Im Dezember 2014 sind Hacker in das Netzwerk eines deutschen Stahlwerkes eingedrungen und haben Zugriff auf die Steuerung eines Hochofens erlangt. Der Anlagenbetreiber war nicht mehr in der Lage, den Hochofen herunterzufahren, es entstand großer Sachschaden. Behandelt wurde der Fall im aktuellen Bericht des deutschen Bundesamts für Sicherheit in der Informationstechnik (BSI). Das BSI äußerte sich darin folgendermaßen: Nachdem die ICS-Umgebung kompromittiert wurde, kam es bei einzelnen Komponenten oder ganzen Systemen immer wieder zu Fehlfunktionen. Bei diesem Angriff kamen Spear Phishing- und anspruchsvolle Social-Engineering-Techniken zum Einsatz, um sich Zugang zu den Büronetzwerken der Fabrik verschaffen.

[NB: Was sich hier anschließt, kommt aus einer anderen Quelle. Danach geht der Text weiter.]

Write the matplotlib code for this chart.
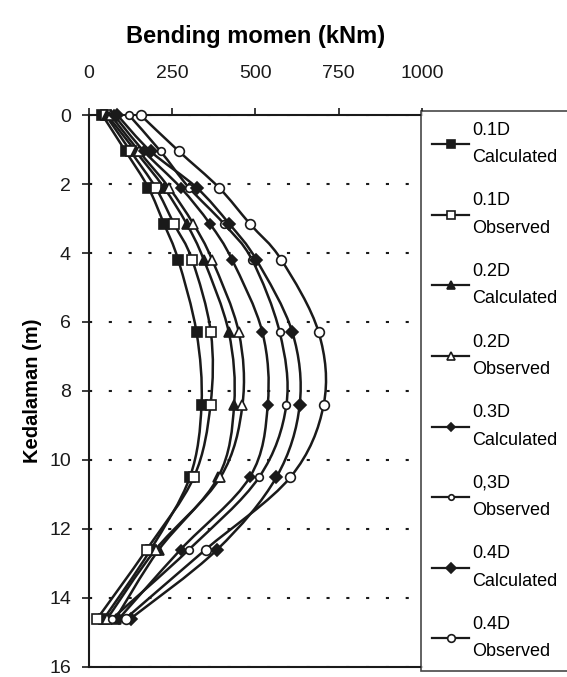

Ins Netzwerk mit Social Engineering und Spear Fishing

Von dort aus erlangten die Angreifer Zugang zu den Produktionsnetzwerken. Der Angriff umfasste die Kompromittierung einer Vielzahl von verschiedenen internen Systemen und industriellen Komponenten, so das BSI. Dies deutete nicht nur auf tiefgreifende Kenntnisse der IT-Sicherheit bei den Angreifern, sondern auch auf erweitertes Know-how bezüglich Industriesteuerung und Produktionsprozess hin. „Dieser Angriff entlarvt sehr eindrucksvoll einige Mythen über die Cyber-Sicherheit im Bereich ICS“, sagt Thorsten Henning. „Ein weit verbreiteter Mythos ist, dass bis auf Stuxnet die bisherigen Cyber-Angriffe auf ICS nicht wirklich physische Schäden herbeigeführt haben. Für viele scheint der Natanz-Stuxnet-Vorfall so einmalig und weit entfernt, dass die vielfältigen Angriffsvektoren, denen ICS-Umgebungen ausgesetzt sind und die physischen Schaden hinterlassen können, ignoriert werden.“ Genau Letzteres geschieht aber häufig – und kommt gar nicht erst ans Tageslicht. Der erwähnte Vorfall ist ein Denkanstoß dafür, dass kritische Ressourcen durch Cyber-Angriffe tatsächlich beschädigt oder zerstört werden können. Ein weiterer Mythos, der durch den Vorfall in Deutschland in Frage gestellt wird, ist, dass

ICS-Umgebungen durch Air Gapping, also die Isolation einzelner Anschlüsse oder ganzer Zonen, gesichert werden können. Es gibt viele wirtschaftliche, betriebliche und auch regulatorische Treiber, die Konnektivität zwischen ICS-Umgebungen und internen und externen Organisationen fordern. Air Gapping ist daher in der heutigen Zeit in den meisten Fällen keine praktische Option. Unternehmen müssen für die Konnektivität nach außerhalb sorgen – und dabei sicherstellen, dass die Systeme vor Cyber-Bedrohungen geschützt sind. Das heißt wiederum nicht, dass interne Segmentierung und Sicherheit ignoriert werden können, denn Bedrohungen von innen sind durchaus sehr real. Der dritte Mythos ist, dass für die nötige Sicherheit nur Firewalls erforderlich sind. Dies soll nicht bedeuten, dass dies die einzigen Sicherheitseinrichtungen im betroffenen Stahlwerk waren. Möglicherweise kamen sogar eine Reihe von weiteren Sicherheitseinrichtungen und -technologien zum Einsatz. Aber der Punkt ist hier, dass veraltete Stateful-Inspection-Firewalls in einer ICS-Umgebung nicht ausreichen, um die Sicherheit zu gewährleisten.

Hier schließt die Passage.